**Direction**
Pick out all lines in the listing holding the string "this" and copy them.
[Begin Data supplied]
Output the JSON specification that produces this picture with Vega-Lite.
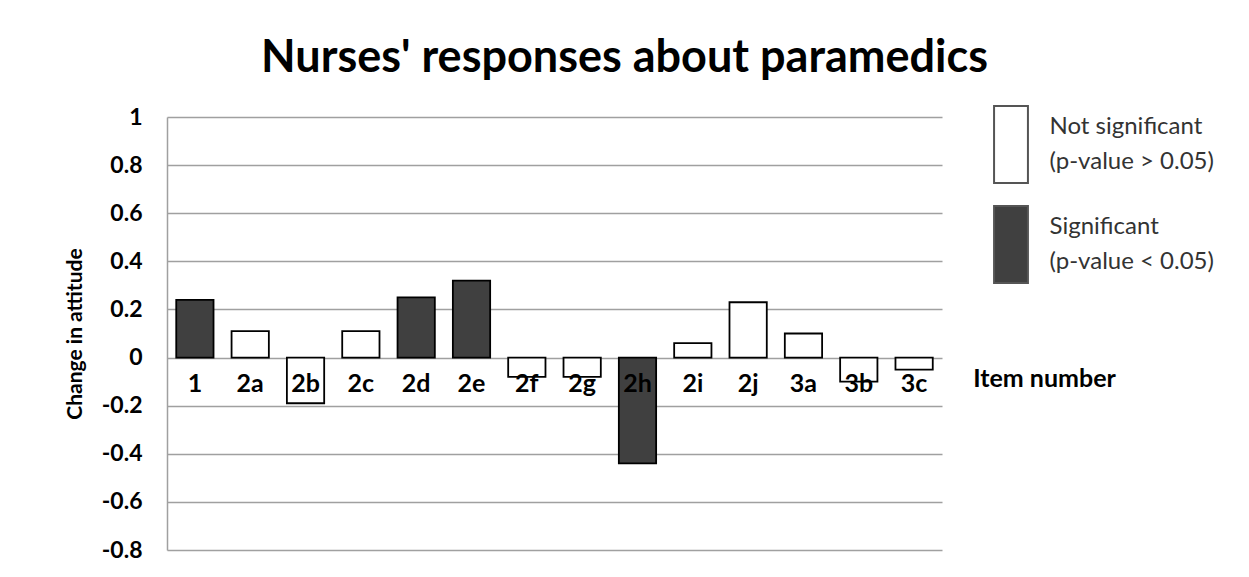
{
  "$schema": "https://vega.github.io/schema/vega-lite/v6.json",
  "width": 775,
  "height": 433,
  "autosize": "none",
  "padding": {"left": 167, "top": 117, "right": 307, "bottom": 27},
  "background": "white",
  "title": {
    "text": "Nurses' responses about paramedics",
    "font": "Lato",
    "fontSize": 45,
    "fontWeight": "bold",
    "color": "#000000",
    "anchor": "middle",
    "dx": 70,
    "offset": 24
  },
  "data": {
    "values": [
      {"item": "1", "change": 0.24, "sig": "Significant"},
      {"item": "2a", "change": 0.11, "sig": "Not significant"},
      {"item": "2b", "change": -0.19, "sig": "Not significant"},
      {"item": "2c", "change": 0.11, "sig": "Not significant"},
      {"item": "2d", "change": 0.25, "sig": "Significant"},
      {"item": "2e", "change": 0.32, "sig": "Significant"},
      {"item": "2f", "change": -0.08, "sig": "Not significant"},
      {"item": "2g", "change": -0.08, "sig": "Not significant"},
      {"item": "2h", "change": -0.44, "sig": "Significant"},
      {"item": "2i", "change": 0.06, "sig": "Not significant"},
      {"item": "2j", "change": 0.23, "sig": "Not significant"},
      {"item": "3a", "change": 0.10, "sig": "Not significant"},
      {"item": "3b", "change": -0.10, "sig": "Not significant"},
      {"item": "3c", "change": -0.05, "sig": "Not significant"}
    ]
  },
  "config": {
    "view": {"stroke": null},
    "font": "Lato",
    "style": {"guide-label": {"lineHeight": 35}}
  },
  "encoding": {
    "x": {
      "field": "item",
      "type": "nominal",
      "sort": null,
      "scale": {"paddingInner": 0.326, "paddingOuter": 0.167},
      "axis": {
        "labels": false,
        "ticks": false,
        "domain": false,
        "grid": false,
        "title": "Item number",
        "titleFont": "Lato",
        "titleFontSize": 25,
        "titleFontWeight": "bold",
        "titleColor": "#000000",
        "titleAnchor": "middle",
        "titleAlign": "center",
        "titleBaseline": "middle",
        "titleX": 877,
        "titleY": -172
      }
    }
  },
  "layer": [
    {
      "mark": {"type": "bar", "stroke": "#000000", "strokeWidth": 1.8},
      "encoding": {
        "y": {
          "field": "change",
          "type": "quantitative",
          "scale": {"domain": [-0.8, 1], "nice": false, "zero": false},
          "axis": {
            "title": "Change in attitude",
            "titleFont": "Lato",
            "titleFontSize": 21,
            "titleFontWeight": "bold",
            "titleColor": "#000000",
            "titlePadding": 16,
            "values": [-0.8, -0.6, -0.4, -0.2, 0, 0.2, 0.4, 0.6, 0.8, 1],
            "labelExpr": "'' + datum.value",
            "labelFont": "Lato",
            "labelFontSize": 23,
            "labelFontWeight": "bold",
            "labelColor": "#000000",
            "labelPadding": 25,
            "ticks": false,
            "domainColor": "#a0a0a0",
            "domainWidth": 1.5,
            "gridColor": "#a0a0a0",
            "gridWidth": 1.3,
            "gridOpacity": 1
          }
        },
        "fill": {
          "field": "sig",
          "type": "nominal",
          "scale": {"domain": ["Not significant", "Significant"], "range": ["#ffffff", "#404040"]},
          "legend": {
            "orient": "none",
            "legendX": 804.5,
            "legendY": -12,
            "title": null,
            "symbolType": "M-0.44,-1V1H0.44V-1Z",
            "symbolSize": 5929,
            "symbolStrokeColor": "#555555",
            "symbolStrokeWidth": 2,
            "labelFont": "Lato",
            "labelFontSize": 24,
            "labelColor": "#333333",
            "labelOffset": -1,
            "labelLimit": 300,
            "labelBaseline": "line-bottom",
            "rowPadding": 15,
            "labelExpr": "datum.label == 'Significant' ? ['Significant', '(p-value < 0.05)'] : ['Not significant', '(p-value > 0.05)']"
          }
        }
      }
    },
    {
      "mark": {"type": "text", "font": "Lato", "fontSize": 25, "fontWeight": "bold", "baseline": "middle", "color": "#000000"},
      "encoding": {
        "text": {"field": "item"},
        "y": {"datum": -0.112}
      }
    }
  ]
}
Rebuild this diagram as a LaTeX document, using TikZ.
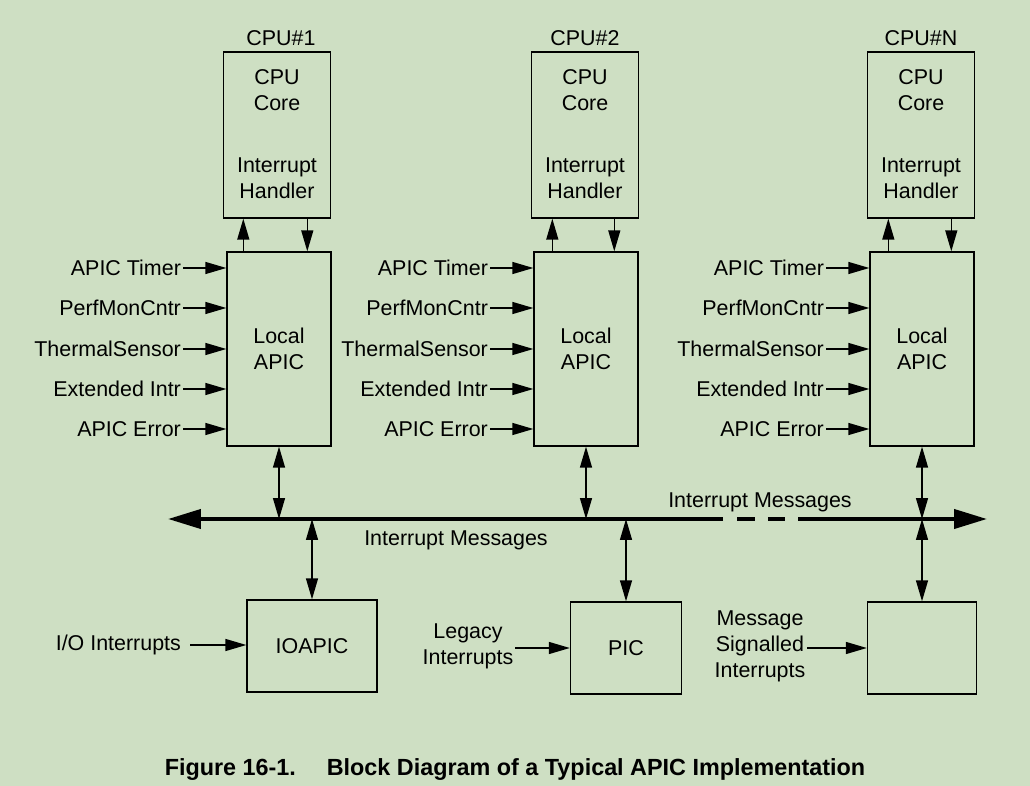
\documentclass[tikz,border=0pt]{standalone}
\usepackage{fontspec}
\setmainfont{Liberation Sans}
\usepackage{tikz}
\usetikzlibrary{arrows.meta}
\definecolor{pagegreen}{RGB}{206,223,195}

\begin{document}
\begin{tikzpicture}[x=0.02cm, y=-0.02cm,
    font=\fontsize{12.2}{14.8}\selectfont,
    txt/.style={inner sep=1pt},
    cpubox/.style={draw, line width=0.8pt, minimum width=2.14cm, minimum height=3.32cm},
    apicbox/.style={draw, line width=0.8pt, minimum width=2.08cm, minimum height=3.88cm},
    devbox/.style={draw, line width=0.8pt, minimum height=1.84cm},
    sig/.style={line width=0.8pt, -{Triangle[length=0.42cm,width=0.24cm]}},
    twoway/.style={line width=0.8pt, {Triangle[length=0.42cm,width=0.24cm]}-{Triangle[length=0.42cm,width=0.24cm]}},
    bus/.style={line width=2.3pt}]
            \path[use as bounding box, fill=pagegreen] (0,0) rectangle (1030,786);

            % CPU #1
            \node[txt] (name1) at (281,38) {CPU\#1};
            \node[cpubox] (cpu1) at (277,135) {};
            \node[txt, align=center] (core1) at (277,90) {CPU\\Core};
            \node[txt, align=center] (hdl1) at (277,178) {Interrupt\\Handler};
            \node[apicbox] (apic1) at (279,349) {};
            \node[txt, align=center] (lapic1) at (279,349) {Local\\APIC};
            \node[txt, anchor=east] (tmr1) at (183,268) {APIC Timer};
            \node[txt, anchor=east] (perf1) at (183,308) {PerfMonCntr};
            \node[txt, anchor=east] (therm1) at (183,349) {ThermalSensor};
            \node[txt, anchor=east] (ext1) at (183,389) {Extended Intr};
            \node[txt, anchor=east] (err1) at (183,429) {APIC Error};

            % CPU #2
            \node[txt] (name2) at (585,38) {CPU\#2};
            \node[cpubox] (cpu2) at (585,135) {};
            \node[txt, align=center] (core2) at (585,90) {CPU\\Core};
            \node[txt, align=center] (hdl2) at (585,178) {Interrupt\\Handler};
            \node[apicbox] (apic2) at (586,349) {};
            \node[txt, align=center] (lapic2) at (586,349) {Local\\APIC};
            \node[txt, anchor=east] (tmr2) at (490,268) {APIC Timer};
            \node[txt, anchor=east] (perf2) at (490,308) {PerfMonCntr};
            \node[txt, anchor=east] (therm2) at (490,349) {ThermalSensor};
            \node[txt, anchor=east] (ext2) at (490,389) {Extended Intr};
            \node[txt, anchor=east] (err2) at (490,429) {APIC Error};

            % CPU #N
            \node[txt] (nameN) at (921,38) {CPU\#N};
            \node[cpubox] (cpuN) at (921,135) {};
            \node[txt, align=center] (coreN) at (921,90) {CPU\\Core};
            \node[txt, align=center] (hdlN) at (921,178) {Interrupt\\Handler};
            \node[apicbox] (apicN) at (922,349) {};
            \node[txt, align=center] (lapicN) at (922,349) {Local\\APIC};
            \node[txt, anchor=east] (tmrN) at (826,268) {APIC Timer};
            \node[txt, anchor=east] (perfN) at (826,308) {PerfMonCntr};
            \node[txt, anchor=east] (thermN) at (826,349) {ThermalSensor};
            \node[txt, anchor=east] (extN) at (826,389) {Extended Intr};
            \node[txt, anchor=east] (errN) at (826,429) {APIC Error};

            % bus
            \coordinate (busL) at (168,519);
            \coordinate (gapL) at (723,519);
            \coordinate (dashL) at (737,519);
            \coordinate (dashR) at (785,519);
            \coordinate (gapR) at (798,519);
            \coordinate (busR) at (987,519);
            \node[txt] (msgLow) at (456,540) {Interrupt Messages};
            \node[txt] (msgUp) at (760,502) {Interrupt Messages};

            % devices
            \node[devbox, minimum width=2.6cm] (ioapic) at (312,646) {IOAPIC};
            \node[devbox, minimum width=2.22cm] (pic) at (626,648) {PIC};
            \node[devbox, minimum width=2.18cm] (msibox) at (922,648) {};
            \node[txt, anchor=east] (iointr) at (183,645) {I/O Interrupts};
            \node[txt, align=center] (legacy) at (468,646) {Legacy\\Interrupts};
            \node[txt, align=center] (msi) at (760,646) {Message\\Signalled\\Interrupts};

            \node[txt, font=\bfseries\fontsize{13.3}{15}\selectfont] (caption) at (515,770) {Figure 16-1.\hspace{0.95em} Block Diagram of a Typical APIC Implementation};

            \draw[sig] ([xshift=0.34cm]apic1.north west) -- ([xshift=0.34cm]apic1.north west |- cpu1.south);
            \draw[sig] ([xshift=1.62cm]apic1.north west |- cpu1.south) -- ([xshift=1.62cm]apic1.north west);
            \draw[sig] ([xshift=0.38cm]apic2.north west) -- ([xshift=0.38cm]apic2.north west |- cpu2.south);
            \draw[sig] ([xshift=1.62cm]apic2.north west |- cpu2.south) -- ([xshift=1.62cm]apic2.north west);
            \draw[sig] ([xshift=0.38cm]apicN.north west) -- ([xshift=0.38cm]apicN.north west |- cpuN.south);
            \draw[sig] ([xshift=1.64cm]apicN.north west |- cpuN.south) -- ([xshift=1.64cm]apicN.north west);

            \draw[sig] (tmr1.east) -- (tmr1.east -| apic1.west);
            \draw[sig] (perf1.east) -- (perf1.east -| apic1.west);
            \draw[sig] (therm1.east) -- (therm1.east -| apic1.west);
            \draw[sig] (ext1.east) -- (ext1.east -| apic1.west);
            \draw[sig] (err1.east) -- (err1.east -| apic1.west);
            \draw[sig] (tmr2.east) -- (tmr2.east -| apic2.west);
            \draw[sig] (perf2.east) -- (perf2.east -| apic2.west);
            \draw[sig] (therm2.east) -- (therm2.east -| apic2.west);
            \draw[sig] (ext2.east) -- (ext2.east -| apic2.west);
            \draw[sig] (err2.east) -- (err2.east -| apic2.west);
            \draw[sig] (tmrN.east) -- (tmrN.east -| apicN.west);
            \draw[sig] (perfN.east) -- (perfN.east -| apicN.west);
            \draw[sig] (thermN.east) -- (thermN.east -| apicN.west);
            \draw[sig] (extN.east) -- (extN.east -| apicN.west);
            \draw[sig] (errN.east) -- (errN.east -| apicN.west);

            \draw[bus, -{Triangle[length=0.66cm,width=0.38cm]}] (gapL) -- (busL);
            \draw[bus, dash pattern=on 10.2pt off 7.4pt] (dashL) -- (dashR);
            \draw[bus, -{Triangle[length=0.66cm,width=0.38cm]}] (gapR) -- (busR);

            \draw[twoway] (apic1.south) -- (apic1.south |- busL);
            \draw[twoway] (apic2.south) -- (apic2.south |- busL);
            \draw[twoway] (apicN.south) -- (apicN.south |- busL);
            \draw[twoway] (ioapic.north |- busL) -- (ioapic.north);
            \draw[twoway] (pic.north |- busL) -- (pic.north);
            \draw[twoway] (msibox.north |- busL) -- (msibox.north);

            \draw[sig, shorten <=4pt] (iointr.east) -- (iointr.east -| ioapic.west);
            \draw[sig] (legacy.east |- pic.west) -- (pic.west);
            \draw[sig] (msi.east |- msibox.west) -- (msibox.west);
        \end{tikzpicture}
\end{document}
[End Data supplied]
**Exercise response**
Output the JSON specification that produces this picture with Vega-Lite.
Rebuild this diagram as a LaTeX document, using TikZ.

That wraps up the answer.